Contrasting local and public test blockchains

Minimum 500 words. 

In chapter 4, the author discusses different options for testing blockchain applications. For our course, we have chosen to use Ganache, a local test blockchain. Explore some of the advantages and disadvantages of using local and public blockchains to test apps and contrast the two options.  

  • Create a new thread (by the FIRST DUE DATE)
    • Contract the advantages and disadvantages of using local and public blockchains to test applications.
    • Explain how each advantage and disadvantage impacts blockchain application development, and why each is important to a successful blockchain implementation.

I’m interested to read what YOU learned from this week’s reading. Do NOT submit a research paper. Tell me what you think.

  • Think of three questions you’d like to ask other students and add these to the end of your thread.
    • The questions must be taken from material you read in Chapter 1 or 2, and each question should start a discussion topic.
    • You’re not trying to test each other, but you are trying to start a discussion.
  • Finally, go to three other students’ threads and post comments, answering at least one of their questions.
    • For EACH comment you post, use the 3CQ approach (described above.)
    • When someone asks you a question, answer it!

ALL threads and comments must be substantive AND ORIGINAL. (I’m looking for about a paragraph – not just a short answer.) Do not plagiarize!! Use your own words.

The discussions in this class exist to simulate face-to-face discussions. To reach that goal, we will adhere to the 3CQ model. After posting each thread, you will post at least 3 comments on other students’ threads, and each comment must conform to the 3CQ model (Compliment, Comment, Connect, Question). This model encourages discussions that extend class learning and participation.

Here is a description of the 3CQ model:

1.            Compliment – Start off positive. Compliment the person on something specific you have read or observed in the person’s blog post.  For example:

  • Thanks for sharing your thoughts! I really liked …

2.            Comment – Comment on something relevant and meaningful about what the person wrote. Be specific! Remember your comment might not always be agreement. You can “politely” disagree.  For example:   

  • I agree with you about …
  • I respect your opinion, but I think …
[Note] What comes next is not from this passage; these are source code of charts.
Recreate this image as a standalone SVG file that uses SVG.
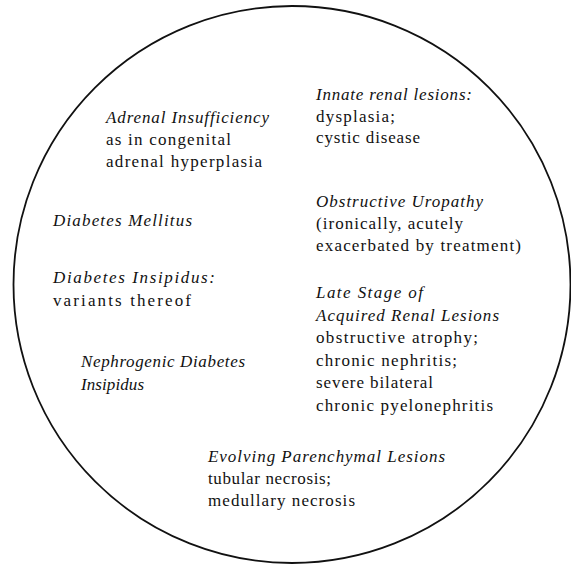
<svg xmlns="http://www.w3.org/2000/svg" width="571" height="566" viewBox="0 0 571 566">
<style>
text { font-family: "Liberation Serif", "Times New Roman", serif; font-size: 17px; fill: #111; }
.i { font-style: italic; }
.ring { fill: none; stroke: #111; stroke-width: 1.8; }
</style>
<rect width="571" height="566" fill="#fff"/>
<circle id="circle" class="ring" cx="292" cy="284.5" r="278.5"/>
<g id="adrenal">
<text class="i" x="106" y="123" textLength="163">Adrenal Insufficiency</text>
<text x="106" y="145" textLength="125">as in congenital</text>
<text x="106" y="167" textLength="156">adrenal hyperplasia</text>
</g>
<g id="innate">
<text class="i" x="316" y="100" textLength="156">Innate renal lesions:</text>
<text x="316" y="122" textLength="79">dysplasia;</text>
<text x="316" y="143" textLength="104">cystic disease</text>
</g>
<g id="obstructive">
<text class="i" x="316" y="207" textLength="167">Obstructive Uropathy</text>
<text x="316" y="229" textLength="147">(ironically, acutely</text>
<text x="316" y="251" textLength="205">exacerbated by treatment)</text>
</g>
<g id="mellitus">
<text class="i" x="53" y="226" textLength="139">Diabetes Mellitus</text>
</g>
<g id="insipidus">
<text class="i" x="53" y="283" textLength="162">Diabetes Insipidus:</text>
<text x="53" y="306" textLength="138">variants thereof</text>
</g>
<g id="nephrogenic">
<text class="i" x="81" y="367" textLength="164">Nephrogenic Diabetes</text>
<text class="i" x="81" y="390" textLength="63">Insipidus</text>
</g>
<g id="late-stage">
<text class="i" x="316" y="298" textLength="107">Late Stage of</text>
<text class="i" x="316" y="321" textLength="183">Acquired Renal Lesions</text>
<text x="316" y="343" textLength="162">obstructive atrophy;</text>
<text x="316" y="366" textLength="141">chronic nephritis;</text>
<text x="316" y="388" textLength="117">severe bilateral</text>
<text x="316" y="411" textLength="177">chronic pyelonephritis</text>
</g>
<g id="evolving">
<text class="i" x="208" y="462" textLength="237">Evolving Parenchymal Lesions</text>
<text x="208" y="484" textLength="123">tubular necrosis;</text>
<text x="208" y="506" textLength="147">medullary necrosis</text>
</g>
</svg>
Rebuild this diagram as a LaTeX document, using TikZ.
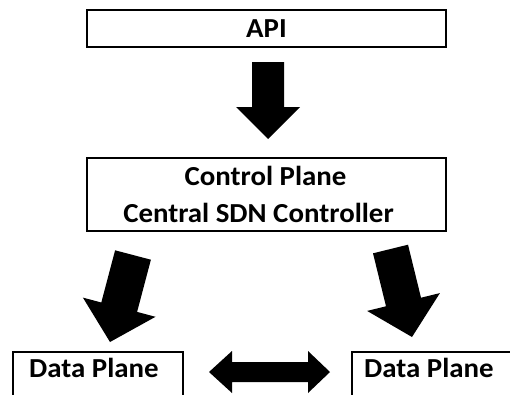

3.            Connect – Connect with something the person wrote (Text-to-Self, Text-to-Text, Text-to-World). Explain your connection with details giving your audience a clear idea of what you’re talking about by using sensory details.   For example:

  • I can connect with you about …
  • I once read a story about …
  • I had the same thing happen to me…

4.            Question – Ask a specific question about something written or the writer. Keep the conversation going!